#### PROVIDED MATERIAL
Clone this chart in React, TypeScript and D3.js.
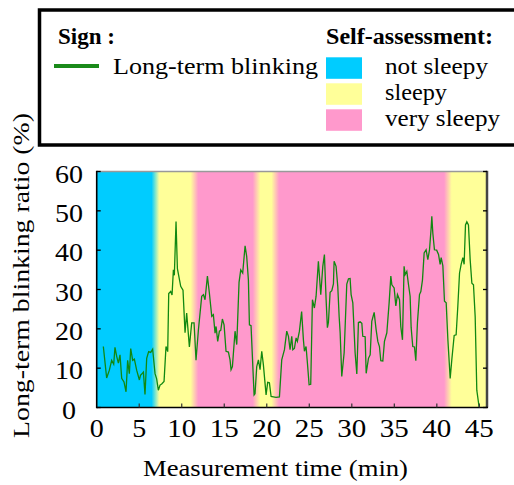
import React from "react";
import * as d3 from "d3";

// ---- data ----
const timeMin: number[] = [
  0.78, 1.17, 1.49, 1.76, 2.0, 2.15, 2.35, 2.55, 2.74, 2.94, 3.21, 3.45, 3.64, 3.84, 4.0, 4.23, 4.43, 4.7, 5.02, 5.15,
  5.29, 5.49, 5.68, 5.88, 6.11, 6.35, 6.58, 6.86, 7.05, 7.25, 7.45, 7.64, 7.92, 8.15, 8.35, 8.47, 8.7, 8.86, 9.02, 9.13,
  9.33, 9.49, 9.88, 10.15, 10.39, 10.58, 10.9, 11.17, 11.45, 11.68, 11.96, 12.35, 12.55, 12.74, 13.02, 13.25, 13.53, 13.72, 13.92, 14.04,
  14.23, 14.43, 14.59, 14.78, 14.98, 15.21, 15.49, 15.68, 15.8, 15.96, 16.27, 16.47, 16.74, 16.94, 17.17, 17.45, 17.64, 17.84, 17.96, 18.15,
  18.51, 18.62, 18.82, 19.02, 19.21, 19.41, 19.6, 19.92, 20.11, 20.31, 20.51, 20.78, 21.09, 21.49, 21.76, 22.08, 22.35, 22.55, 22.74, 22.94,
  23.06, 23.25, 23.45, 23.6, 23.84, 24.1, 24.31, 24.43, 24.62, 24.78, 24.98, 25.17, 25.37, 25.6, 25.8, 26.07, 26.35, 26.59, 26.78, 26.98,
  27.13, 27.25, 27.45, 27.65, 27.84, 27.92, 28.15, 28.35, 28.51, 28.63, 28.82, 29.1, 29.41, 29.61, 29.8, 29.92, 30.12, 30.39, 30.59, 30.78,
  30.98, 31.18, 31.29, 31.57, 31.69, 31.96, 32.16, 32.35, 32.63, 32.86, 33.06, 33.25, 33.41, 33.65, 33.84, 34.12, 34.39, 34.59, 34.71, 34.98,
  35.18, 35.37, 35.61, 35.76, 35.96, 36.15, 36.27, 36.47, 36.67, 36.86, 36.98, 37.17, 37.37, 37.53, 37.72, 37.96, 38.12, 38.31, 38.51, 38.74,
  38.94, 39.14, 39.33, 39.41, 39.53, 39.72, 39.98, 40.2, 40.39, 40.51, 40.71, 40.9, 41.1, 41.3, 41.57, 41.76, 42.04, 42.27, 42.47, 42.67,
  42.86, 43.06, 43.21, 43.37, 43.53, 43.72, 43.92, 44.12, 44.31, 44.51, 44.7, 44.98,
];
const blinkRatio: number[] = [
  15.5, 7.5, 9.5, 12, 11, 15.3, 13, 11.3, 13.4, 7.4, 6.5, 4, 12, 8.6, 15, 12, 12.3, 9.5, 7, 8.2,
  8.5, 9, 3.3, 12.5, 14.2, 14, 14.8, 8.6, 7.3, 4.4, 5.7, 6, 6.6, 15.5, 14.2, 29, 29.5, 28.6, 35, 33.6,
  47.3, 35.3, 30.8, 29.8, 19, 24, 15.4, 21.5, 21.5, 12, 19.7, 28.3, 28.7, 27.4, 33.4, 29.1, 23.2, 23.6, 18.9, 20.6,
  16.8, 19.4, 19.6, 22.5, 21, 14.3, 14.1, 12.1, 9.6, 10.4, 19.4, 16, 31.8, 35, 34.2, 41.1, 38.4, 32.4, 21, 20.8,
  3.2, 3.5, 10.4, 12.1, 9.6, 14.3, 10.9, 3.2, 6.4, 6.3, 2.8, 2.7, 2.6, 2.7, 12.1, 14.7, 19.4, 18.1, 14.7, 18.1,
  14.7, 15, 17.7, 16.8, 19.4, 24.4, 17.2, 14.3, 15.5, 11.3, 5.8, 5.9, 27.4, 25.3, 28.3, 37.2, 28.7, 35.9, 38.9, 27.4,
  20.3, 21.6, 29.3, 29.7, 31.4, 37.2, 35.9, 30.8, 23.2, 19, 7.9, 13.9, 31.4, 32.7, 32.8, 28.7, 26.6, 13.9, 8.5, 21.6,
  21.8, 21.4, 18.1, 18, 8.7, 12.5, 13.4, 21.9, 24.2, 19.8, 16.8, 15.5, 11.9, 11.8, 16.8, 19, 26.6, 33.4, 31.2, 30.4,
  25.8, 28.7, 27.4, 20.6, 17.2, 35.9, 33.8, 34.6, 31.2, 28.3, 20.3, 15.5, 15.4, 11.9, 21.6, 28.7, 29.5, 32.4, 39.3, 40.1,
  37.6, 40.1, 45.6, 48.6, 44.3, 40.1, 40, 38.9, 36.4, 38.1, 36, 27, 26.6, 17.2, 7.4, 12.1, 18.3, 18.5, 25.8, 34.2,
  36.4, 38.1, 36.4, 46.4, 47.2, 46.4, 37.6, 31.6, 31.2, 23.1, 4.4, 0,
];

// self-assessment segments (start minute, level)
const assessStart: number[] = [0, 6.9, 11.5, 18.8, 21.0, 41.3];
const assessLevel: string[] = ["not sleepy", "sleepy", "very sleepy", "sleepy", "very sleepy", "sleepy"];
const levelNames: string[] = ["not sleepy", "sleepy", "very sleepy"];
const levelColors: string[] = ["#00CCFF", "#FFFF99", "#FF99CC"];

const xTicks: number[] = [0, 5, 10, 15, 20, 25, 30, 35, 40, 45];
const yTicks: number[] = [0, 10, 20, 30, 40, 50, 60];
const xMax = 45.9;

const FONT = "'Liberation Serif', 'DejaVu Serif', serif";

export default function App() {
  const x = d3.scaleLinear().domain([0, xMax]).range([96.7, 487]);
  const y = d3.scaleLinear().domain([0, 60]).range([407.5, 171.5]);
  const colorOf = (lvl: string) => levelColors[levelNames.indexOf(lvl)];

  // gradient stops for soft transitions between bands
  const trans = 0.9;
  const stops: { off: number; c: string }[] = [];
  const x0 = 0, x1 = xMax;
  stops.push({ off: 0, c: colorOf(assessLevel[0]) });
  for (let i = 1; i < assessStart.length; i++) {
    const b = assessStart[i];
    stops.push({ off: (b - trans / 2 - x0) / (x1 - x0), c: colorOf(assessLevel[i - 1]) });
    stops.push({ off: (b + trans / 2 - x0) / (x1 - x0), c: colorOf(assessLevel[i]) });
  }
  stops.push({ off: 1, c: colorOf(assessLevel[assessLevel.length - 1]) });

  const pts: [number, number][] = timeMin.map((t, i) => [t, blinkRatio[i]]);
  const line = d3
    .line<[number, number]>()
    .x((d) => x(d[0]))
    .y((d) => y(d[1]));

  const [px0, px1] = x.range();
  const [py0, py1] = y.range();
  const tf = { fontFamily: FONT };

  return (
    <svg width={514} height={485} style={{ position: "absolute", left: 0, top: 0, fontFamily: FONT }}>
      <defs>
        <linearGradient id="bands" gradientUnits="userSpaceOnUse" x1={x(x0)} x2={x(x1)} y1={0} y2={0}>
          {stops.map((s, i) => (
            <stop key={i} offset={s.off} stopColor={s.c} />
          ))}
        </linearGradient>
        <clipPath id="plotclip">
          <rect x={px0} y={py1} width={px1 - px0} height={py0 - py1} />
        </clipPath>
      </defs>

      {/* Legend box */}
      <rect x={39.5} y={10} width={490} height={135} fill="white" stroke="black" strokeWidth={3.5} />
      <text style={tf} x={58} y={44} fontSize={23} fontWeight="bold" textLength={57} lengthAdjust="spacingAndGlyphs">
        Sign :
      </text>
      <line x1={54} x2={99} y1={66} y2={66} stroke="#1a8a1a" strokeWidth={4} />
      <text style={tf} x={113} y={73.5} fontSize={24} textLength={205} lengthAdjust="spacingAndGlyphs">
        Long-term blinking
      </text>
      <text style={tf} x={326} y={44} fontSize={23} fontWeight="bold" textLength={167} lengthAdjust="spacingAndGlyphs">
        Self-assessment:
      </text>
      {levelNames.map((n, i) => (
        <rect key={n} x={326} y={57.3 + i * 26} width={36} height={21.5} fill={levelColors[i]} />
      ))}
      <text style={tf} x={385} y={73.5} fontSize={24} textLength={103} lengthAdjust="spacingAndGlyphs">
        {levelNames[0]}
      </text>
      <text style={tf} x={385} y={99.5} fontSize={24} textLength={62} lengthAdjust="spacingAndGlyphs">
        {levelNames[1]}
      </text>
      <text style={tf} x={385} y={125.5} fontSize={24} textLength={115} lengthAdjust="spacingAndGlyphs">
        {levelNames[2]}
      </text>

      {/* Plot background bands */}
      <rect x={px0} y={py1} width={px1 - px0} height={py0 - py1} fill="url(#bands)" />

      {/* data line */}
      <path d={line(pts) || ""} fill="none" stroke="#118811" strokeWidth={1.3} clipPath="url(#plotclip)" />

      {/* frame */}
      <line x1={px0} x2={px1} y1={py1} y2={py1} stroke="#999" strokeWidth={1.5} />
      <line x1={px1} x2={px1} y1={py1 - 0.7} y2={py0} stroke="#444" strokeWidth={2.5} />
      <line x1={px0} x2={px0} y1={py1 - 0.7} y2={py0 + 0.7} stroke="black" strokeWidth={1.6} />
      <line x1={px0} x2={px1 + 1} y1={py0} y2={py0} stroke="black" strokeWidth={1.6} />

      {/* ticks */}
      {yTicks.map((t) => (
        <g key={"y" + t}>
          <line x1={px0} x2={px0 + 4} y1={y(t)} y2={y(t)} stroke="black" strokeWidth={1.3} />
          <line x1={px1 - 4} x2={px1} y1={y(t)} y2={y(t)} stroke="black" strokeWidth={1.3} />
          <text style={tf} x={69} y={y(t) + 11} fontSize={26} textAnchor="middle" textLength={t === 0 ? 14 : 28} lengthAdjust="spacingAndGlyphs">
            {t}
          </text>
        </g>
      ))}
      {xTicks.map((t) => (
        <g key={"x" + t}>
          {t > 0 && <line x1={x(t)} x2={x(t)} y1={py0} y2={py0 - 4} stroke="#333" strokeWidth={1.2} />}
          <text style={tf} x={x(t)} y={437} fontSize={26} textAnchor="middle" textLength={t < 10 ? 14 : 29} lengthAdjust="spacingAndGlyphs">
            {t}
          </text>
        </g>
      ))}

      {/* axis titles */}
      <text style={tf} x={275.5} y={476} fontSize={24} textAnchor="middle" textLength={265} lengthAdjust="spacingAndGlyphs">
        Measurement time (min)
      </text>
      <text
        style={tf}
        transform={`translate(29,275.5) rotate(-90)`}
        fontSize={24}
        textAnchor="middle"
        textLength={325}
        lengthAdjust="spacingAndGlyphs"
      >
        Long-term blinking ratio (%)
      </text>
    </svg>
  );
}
########
Set down again, exactly, the lines of the material above from its first line to the one with "import * as", inclusive. Leave the pictures out.

Clone this chart in React, TypeScript and D3.js.
import React from "react";
import * as d3 from "d3";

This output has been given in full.